- Directed by: Michael Pattinson
- Written by: Suzanne Hawley
- Starring: Rosanna Arquette Bruce Spence
- Cinematography: Jeffrey Malouf
- Edited by: Michael Honey
- Music by: Bruce Smeaton
- Production companies: Rosen, Harper Mortlock Entertainment Classic Films Australian Broadcasting Corporation
- Release date: August 2, 1990;
- Running time: 87 minutes
- Country: Australia
- Language: English
- Box office: A$43,074 (Australia)

= Wendy Cracked a Walnut =

1990 Australian movie

Wendy Cracked a Walnut (also known as ...Almost) is a 1990 Australian romantic fantasy/comedy film directed by Michael Pattinson and starring Rosanna Arquette and Bruce Spence.

==Plot==
Wendy is unhappy with her life and with her preoccupied husband, Ronnie. She reads Mills and Boon romantic novels and dreams of a new life featuring a dream lover, Jake.

==Cast==
- Rosanna Arquette as Wendy
- Bruce Spence as Ronnie
- Hugo Weaving as Jake
- Kerry Walker as Deidre
- Doreen Warburton as Elsie
- Desiree Smith as Cynthia
- Susan Lyons as Caroline
- Betty Lucas as Mrs.
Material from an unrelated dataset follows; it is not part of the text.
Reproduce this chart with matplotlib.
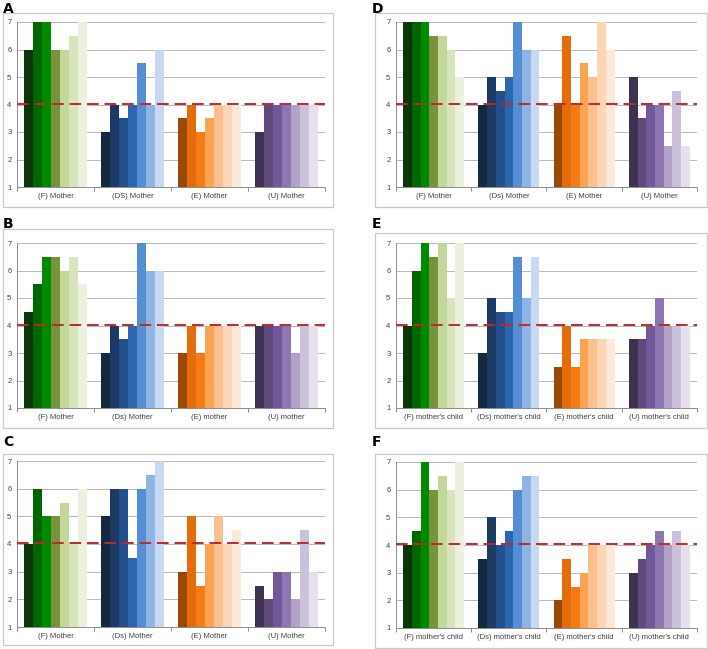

Taggart
- Dennis Hoey as Sonny Taggart
- Douglas Hedge as Mr. Leveredge
- Barry Jenkins as Pierre
- Jan Adele as Majorie
- William McInnes as Ralph

==Production==
It was the first theatrical film from the Australian Broadcasting Corporation.
==Reception==
The film wasn't well received critically or commercially. David Stratton of Variety called it "limply executed" and "unconvincing". It grossed only A$43,074 in Australia.

It was released in the U.S. direct-to-video under the title ...Almost.